Berlin - Der bis Dezember amtierende Präsident der Deutschen Interdisziplinären Gesellschaft für Intensiv- und Notfallmedizin (Divi) Uwe Janssens warnt vor einem Bedeutungsverlust des Inzidenzwertes. Diese sei "ein sehr wertvoller Faktor", sagte Janssens der "Welt" (Mittwochausgabe).

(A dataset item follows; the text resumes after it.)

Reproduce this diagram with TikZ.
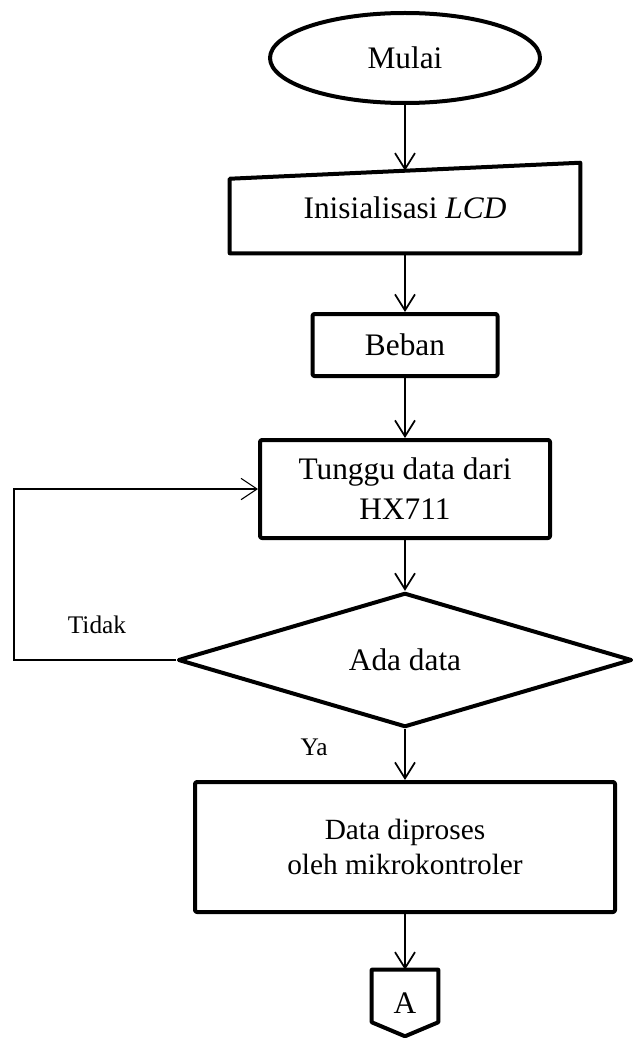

"Die Hospitalisierungsrate hinkt der Inzidenz zehn bis 14 Tage hinterher. Wenn sich ein Mensch infiziert, dann geht es ihm meist erst zehn bis 14 Tage später so schlecht, dass er intensivmedizinisch behandelt werden muss", so der Intensivmediziner, der auch Generalsekretär der Deutschen Gesellschaft für Internistische Intensivmedizin und Notfallmedizin (DGIIN) ist. An Großbritannien sehe man zwar, dass trotz hoher Infektionen deutlich weniger Menschen auf die Intensivstation kommen, so Janssens, aber das sei nicht auf Deutschland übertragbar. "Dort gibt es eine ganz andere Altersstruktur. Bei uns ist das durchschnittliche Alter 45,7 Jahre, bei denen 40,5." Die Deutschen seien das fünftälteste Volk der Welt. "Zumal wir keine so gute Durchimpfung bei den Älteren haben, wie immer behauptet wird", so Janssens weiter. Bei den über 60-Jährigen seien in Deutschland 78 Prozent geimpft, in England seien es 91,5 Prozent, in Schottland sogar 97,6 Prozent. "Es wäre also gefährlich zu glauben, dass sich der britische Erfolg auf Deutschland überträgt", resümiert der Intensivmediziner. In Großbritannien hatte zumindest England am 19. Juli fast alle Maßnahmen aufgehoben, kurz danach begannen die Infektionszahlen deutlich zu sinken. Die pessimistischen Experten erwarten, dass dieser Effekt nicht dauerhaft sein wird - bislang geht es aber mit den Zahlen immer weiter runter - und auch die Krankenhäuser melden nun mit etwas Verspätung eine Trendwende hin zu sinkenden Zahlen.